If we look only at the simulated mortals, the table might begin as follows:

# A tibble: 9,900,012 × 2 vampire pos <lgl> <lgl> 1 FALSE FALSE 2 FALSE FALSE 3 FALSE FALSE 4 FALSE FALSE 5 FALSE FALSE 6 FALSE FALSE 7 FALSE FALSE 8 FALSE FALSE 9 FALSE FALSE 10 FALSE FALSE 11 FALSE FALSE 12 FALSE FALSE 13 FALSE FALSE 14 FALSE FALSE 15 FALSE FALSE # ℹ 9,899,997 more rows

Most mortals have a negative test result, because P(positive | mortal) was set to only 8%. However, because mortals are much more common than vampires, even a relatively small false positive probability can still create many positive test results among mortals.

Posterior probabilities

Once we have generated enough samples, we can estimate the conditional probability by grouping the results by test outcome and counting how often the person is actually a vampire in each group.

df |> group_by(pos) |> summarize(p_vampire = mean(vampire))

The group_by command groups the results by the test result. The vampire status is then summarised separately for each group. Because TRUE is treated as 1 and FALSE as 0 when taking a mean, mean(vampire) gives the proportion of vampires in each group.

The result is approximately:

# A tibble: 2 × 2 pos p_vampire <lgl> <dbl> 1 FALSE 0.00111 2 TRUE 0.102

This means that, among simulated people with a positive test result, only about 10.2% are actually vampires. The numerical result P(vampire | positive) is therefore very close to the analytical result from Bayes' theorem.

Results

The numerical simulation confirms the earlier analytical calculation. Even though the test identifies vampires correctly with high probability, a positive test result is still weak evidence because vampires are rare in the population.
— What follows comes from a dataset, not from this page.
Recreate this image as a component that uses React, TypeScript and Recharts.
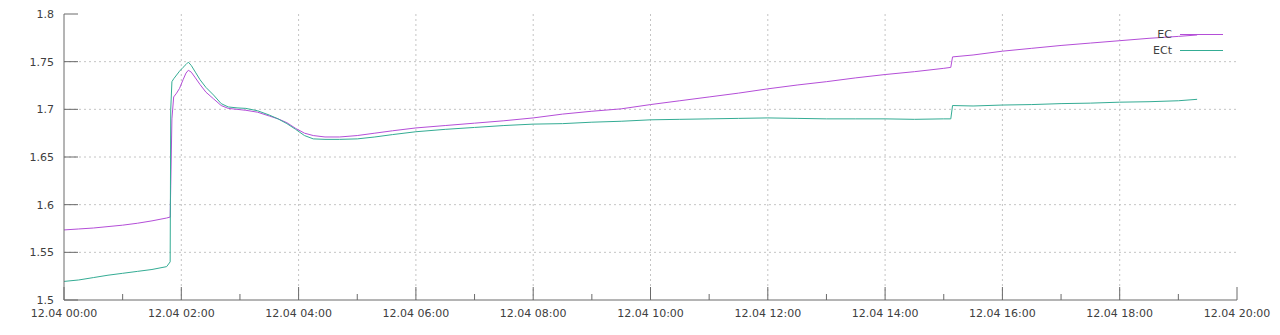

The important lesson is that P(positive | vampire) is not the same as P(vampire | positive). A test can be reliable in one direction, while still giving a low probability that a positive result identifies the rare condition of interest.

Even though the test itself seems fairly reliable, it is arguably useless for separating vampires from mortals. The reason is not that the test has no information, but that the event being tested for is rare and the false positives among mortals dominate the positive test results.

Don't drive a stake through somebody's heart based on the result of this test.

This idea is directly relevant to engineering reliability assessment. When looking for rare events, such as rare defects or uncommon failure modes, the base rate matters. A model or test may appear reliable, but false positives can still dominate the result if the event is sufficiently rare.